Dataset items
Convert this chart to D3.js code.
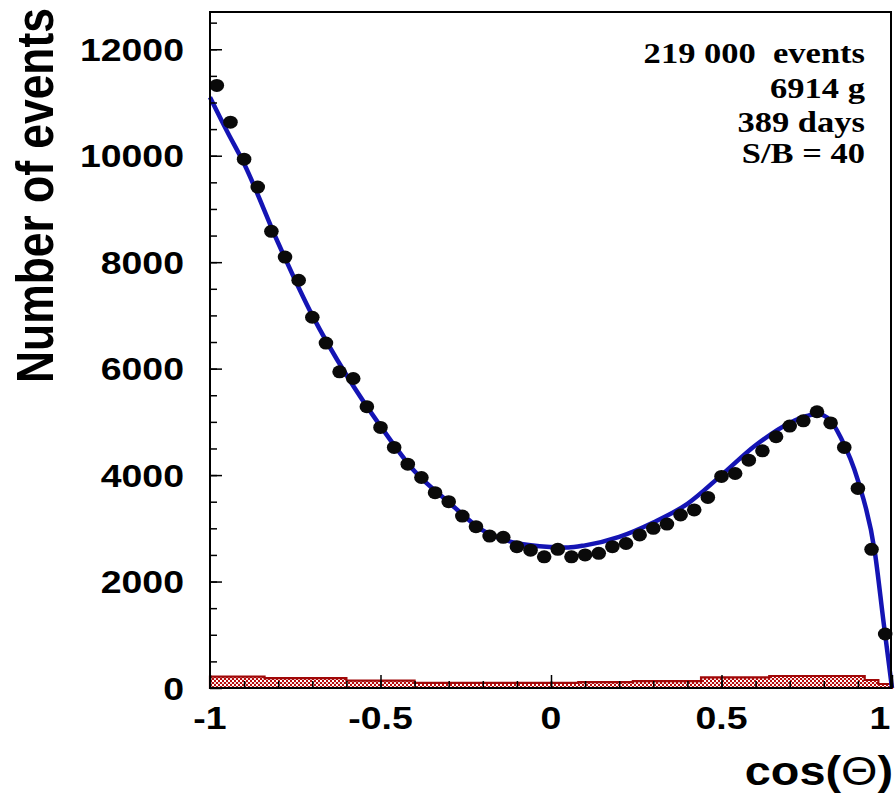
<!DOCTYPE html>
<html>
<head>
<meta charset="utf-8">
<script src="https://cdn.jsdelivr.net/npm/d3@7"></script>
<style>
body { margin: 0; background: #fff; }
svg { display: block; }
.lab { font-family: "Liberation Sans", Arial, sans-serif; font-weight: bold; fill: #000; }
.info { font-family: "Liberation Serif", "Times New Roman", serif; font-weight: bold; font-size: 29.5px; fill: #000; white-space: pre; }
</style>
</head>
<body>
<svg id="chart" width="895" height="798"></svg>
<script>
// bin centres of the measured histogram (bin width 0.04)
var cosBins = [-0.98,-0.94,-0.90,-0.86,-0.82,-0.78,-0.74,-0.70,-0.66,-0.62,
               -0.58,-0.54,-0.50,-0.46,-0.42,-0.38,-0.34,-0.30,-0.26,-0.22,
               -0.18,-0.14,-0.10,-0.06,-0.02, 0.02, 0.06, 0.10, 0.14, 0.18,
                0.22, 0.26, 0.30, 0.34, 0.38, 0.42, 0.46, 0.50, 0.54, 0.58,
                0.62, 0.66, 0.70, 0.74, 0.78, 0.82, 0.86, 0.90, 0.94, 0.98];
var counts = [11320,10630,9935,9410,8580,8095,7660,6965,6480,5940,
              5815,5285,4895,4520,4205,3955,3670,3500,3230,3030,
              2855,2830,2655,2590,2465,2605,2465,2500,2530,2655,
              2715,2875,3000,3080,3250,3345,3580,3975,4030,4280,
              4455,4720,4920,5020,5190,4980,4520,3750,2605,1015];

// fitted curve, sampled
var fitX = [-1,-0.95,-0.9,-0.8,-0.7,-0.6,-0.5,-0.4,-0.3,-0.2,-0.1,0,0.05,0.1,0.2,0.3,0.4,0.5,0.6,0.7,0.75,0.78,0.82,0.85,0.9,0.95,0.975,1];
var fitY = [11100,10460,9850,8360,7000,5880,4920,4070,3490,2960,2720,2650,2640,2680,2840,3110,3460,4000,4560,4980,5110,5150,5020,4700,3900,2540,1250,0];

// background histogram (step edges and contents)
var bgEdges  = [-1,-0.84,-0.6,-0.4,0.08,0.24,0.44,0.64,0.92,0.96,1];
var bgCounts = [215,185,140,95,110,130,200,225,150,75];

// axis ticks
var xMajor = [-1,-0.5,0,0.5,1];
var xTickLabels = ["-1","-0.5","0","0.5","1"];
var yMajor = [0,2000,4000,6000,8000,10000,12000];
var yTickLabels = ["0","2000","4000","6000","8000","10000","12000"];

var infoLines = ["219 000  events","6914 g","389 days","S/B = 40"];

var svg = d3.select("#chart");
var margin = {top: 12, right: 3, bottom: 110, left: 210},
    W = 895, H = 798;
var k = 1.17; // the picture is stretched horizontally

var x = d3.scaleLinear().domain([-1, 1]).range([margin.left, W - margin.right]);
var y = d3.scaleLinear().domain([0, 12700]).range([H - margin.bottom, margin.top]);

// hatch pattern for the background
var pat = svg.append("defs").append("pattern")
    .attr("id", "hatch")
    .attr("patternUnits", "userSpaceOnUse")
    .attr("width", 4).attr("height", 4);
pat.append("rect").attr("width", 4).attr("height", 4).attr("fill", "#b80c0c");
pat.append("rect").attr("width", 2).attr("height", 2).attr("fill", "#fff");
pat.append("rect").attr("x", 2).attr("y", 2).attr("width", 2).attr("height", 2).attr("fill", "#f4dede");

var bgData = bgEdges.map(function(e, i) {
  return {x: e, v: i < bgCounts.length ? bgCounts[i] : bgCounts[bgCounts.length - 1]};
});
svg.append("path")
    .datum(bgData)
    .attr("fill", "url(#hatch)")
    .attr("stroke", "#a00808")
    .attr("stroke-width", 2.2)
    .attr("d", d3.area().curve(d3.curveStepAfter)
      .x(function(d) { return x(d.x); })
      .y0(y(0))
      .y1(function(d) { return y(d.v); }));

// fit line
svg.append("path")
    .datum(fitX.map(function(v, i) { return [v, fitY[i]]; }))
    .attr("fill", "none")
    .attr("stroke", "#1414b4")
    .attr("stroke-width", 4.5)
    .attr("d", d3.line().curve(d3.curveMonotoneX)
      .x(function(d) { return x(d[0]); })
      .y(function(d) { return y(d[1]); }));

// data points
svg.selectAll(".pt")
  .data(cosBins)
  .enter().append("ellipse")
    .attr("class", "pt")
    .attr("cx", function(d) { return x(d); })
    .attr("cy", function(d, i) { return y(counts[i]); })
    .attr("rx", 7.3)
    .attr("ry", 6.5)
    .attr("fill", "#0a0a0a");

// ticks (pointing inside the frame)
function ticks(axis, values, size, transform) {
  svg.append("g")
      .attr("transform", transform)
      .call(axis.tickValues(values).tickSize(-size).tickFormat(""))
      .call(function(g) { g.select(".domain").remove(); })
      .selectAll("line").attr("stroke", "#000").attr("stroke-width", 1.5);
}
var bottom = "translate(0," + y(0) + ")", left = "translate(" + x(-1) + ",0)";
ticks(d3.axisBottom(x), d3.range(-0.9, 1, 0.1), 7, bottom);
ticks(d3.axisBottom(x), xMajor, 13, bottom);
ticks(d3.axisLeft(y), d3.range(500, 12700, 500), 7, left);
ticks(d3.axisLeft(y), yMajor, 12, left);

// frame
svg.append("rect")
    .attr("x", x(-1)).attr("y", y(12700))
    .attr("width", x(1) - x(-1) - 1).attr("height", y(0) - y(12700))
    .attr("fill", "none").attr("stroke", "#000").attr("stroke-width", 2);

// tick labels (the last one is pulled in so it stays on the page)
svg.selectAll(".xl")
  .data(xMajor)
  .enter().append("text")
    .attr("class", "lab")
    .attr("transform", function(d) { return "translate(" + Math.min(x(d), 880) + ",729) scale(" + k + ",1)"; })
    .attr("text-anchor", "middle")
    .style("font-size", "32px")
    .text(function(d, i) { return xTickLabels[i]; });

svg.selectAll(".yl")
  .data(yMajor)
  .enter().append("text")
    .attr("class", "lab")
    .attr("transform", function(d) { return "translate(184," + y(d) + ") scale(" + k + ",1)"; })
    .attr("text-anchor", "end")
    .attr("dy", "0.36em")
    .style("font-size", "32px")
    .text(function(d, i) { return yTickLabels[i]; });

// axis titles
svg.append("text")
    .attr("class", "lab")
    .attr("transform", "translate(53,383) scale(" + k + ",1) rotate(-90)")
    .style("font-size", "44.4px")
    .text("Number of events");

var xt = svg.append("text")
    .attr("class", "lab")
    .attr("transform", "translate(893,785) scale(" + k + ",1)")
    .attr("text-anchor", "end")
    .style("font-size", "40px");
xt.append("tspan").text("cos(");
xt.append("tspan").style("font-weight", "normal").text("\u0398");
xt.append("tspan").text(")");

// info box
var infoY = [63, 98, 132, 163];
svg.selectAll(".info")
  .data(infoLines)
  .enter().append("text")
    .attr("class", "info")
    .attr("transform", function(d, i) { return "translate(865," + infoY[i] + ") scale(" + k + ",1)"; })
    .attr("text-anchor", "end")
    .text(function(d) { return d; });
</script>
</body>
</html>
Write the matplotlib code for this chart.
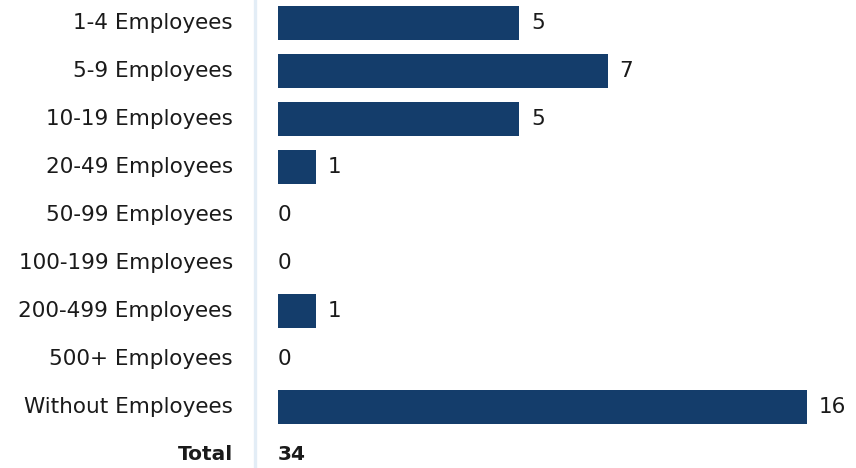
import matplotlib
matplotlib.use('Agg')
import matplotlib.pyplot as plt

# categories and the count shown next to each bar
categories = ['1-4 Employees', '5-9 Employees', '10-19 Employees', '20-49 Employees',
              '50-99 Employees', '100-199 Employees', '200-499 Employees',
              '500+ Employees', 'Without Employees']
counts = [5, 7, 5, 1, 0, 0, 1, 0, 16]
# drawn bar lengths (longest bar = 16)
bar_lengths = [7.29, 9.97, 7.29, 1.14, 0, 0, 1.14, 0, 16]
total_label = 'Total'
total_value = 34

navy = '#143d6b'
text_col = '#1a1a1a'
plt.rcParams['font.family'] = ['DejaVu Sans']

fig = plt.figure(figsize=(8.56, 4.68), dpi=100)
ax = fig.add_axes([0, 0, 1, 1])

px = 33.06  # pixels per unit on x
ax.set_xlim(-278 / px, (856 - 278) / px)
ax.set_ylim((468 - 23) / 48, -23 / 48)
ax.axis('off')

ys = list(range(len(categories)))
ax.barh(ys, bar_lengths, height=0.71, color=navy)

fs = 15.5
label_x = -45 / px
for y, cat, n, w in zip(ys, categories, counts, bar_lengths):
    ax.text(label_x, y, cat, ha='right', va='center', fontsize=fs, color=text_col)
    vx = w + 12 / px if w > 0 else 0.1 / px
    ax.text(vx, y, str(n), ha='left', va='center', fontsize=fs, color=text_col)

ty = len(categories)
ax.text(label_x, ty, total_label, ha='right', va='center', fontsize=fs - 1,
        fontweight='bold', color=text_col)
ax.text(0, ty, str(total_value), ha='left', va='center', fontsize=fs - 1,
        fontweight='bold', color=text_col)

ax.axvline(-23 / px, color='#e3edf6', lw=2.4)

fig.savefig('out.png', dpi=100)
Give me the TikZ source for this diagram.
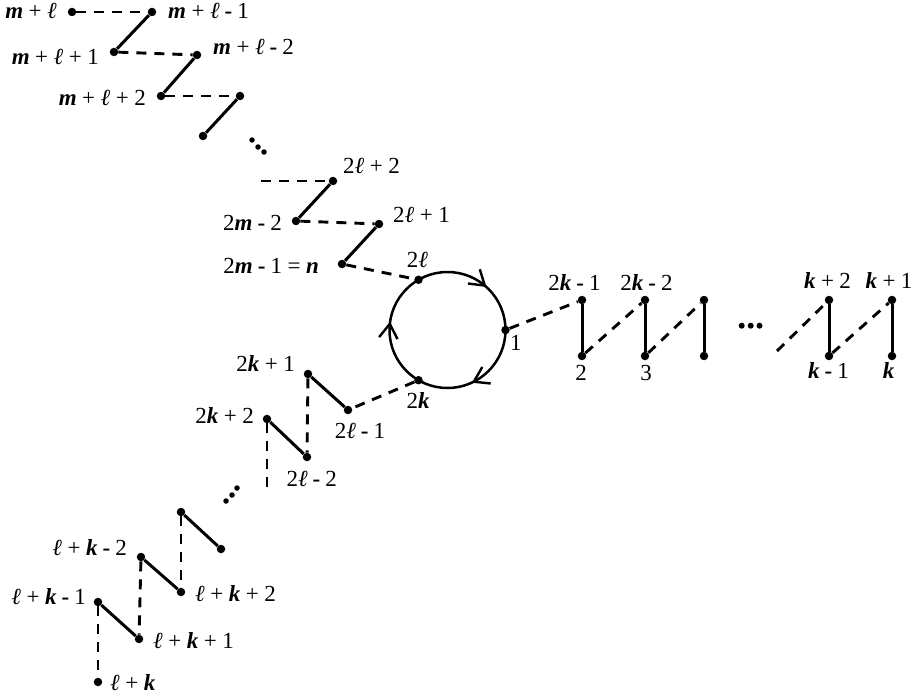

■ TASK STATEMENT: Go to the line that contains "Write the matplotlib code for this chart." and copy from there down to the line that contains "ha='left', va='center', fontsize=fs, color=text_col)", with both lines included. Pass over the pictures.

■ EXERCISE ANSWER:
Write the matplotlib code for this chart.
import matplotlib
matplotlib.use('Agg')
import matplotlib.pyplot as plt

# categories and the count shown next to each bar
categories = ['1-4 Employees', '5-9 Employees', '10-19 Employees', '20-49 Employees',
              '50-99 Employees', '100-199 Employees', '200-499 Employees',
              '500+ Employees', 'Without Employees']
counts = [5, 7, 5, 1, 0, 0, 1, 0, 16]
# drawn bar lengths (longest bar = 16)
bar_lengths = [7.29, 9.97, 7.29, 1.14, 0, 0, 1.14, 0, 16]
total_label = 'Total'
total_value = 34

navy = '#143d6b'
text_col = '#1a1a1a'
plt.rcParams['font.family'] = ['DejaVu Sans']

fig = plt.figure(figsize=(8.56, 4.68), dpi=100)
ax = fig.add_axes([0, 0, 1, 1])

px = 33.06  # pixels per unit on x
ax.set_xlim(-278 / px, (856 - 278) / px)
ax.set_ylim((468 - 23) / 48, -23 / 48)
ax.axis('off')

ys = list(range(len(categories)))
ax.barh(ys, bar_lengths, height=0.71, color=navy)

fs = 15.5
label_x = -45 / px
for y, cat, n, w in zip(ys, categories, counts, bar_lengths):
    ax.text(label_x, y, cat, ha='right', va='center', fontsize=fs, color=text_col)
    vx = w + 12 / px if w > 0 else 0.1 / px
    ax.text(vx, y, str(n), ha='left', va='center', fontsize=fs, color=text_col)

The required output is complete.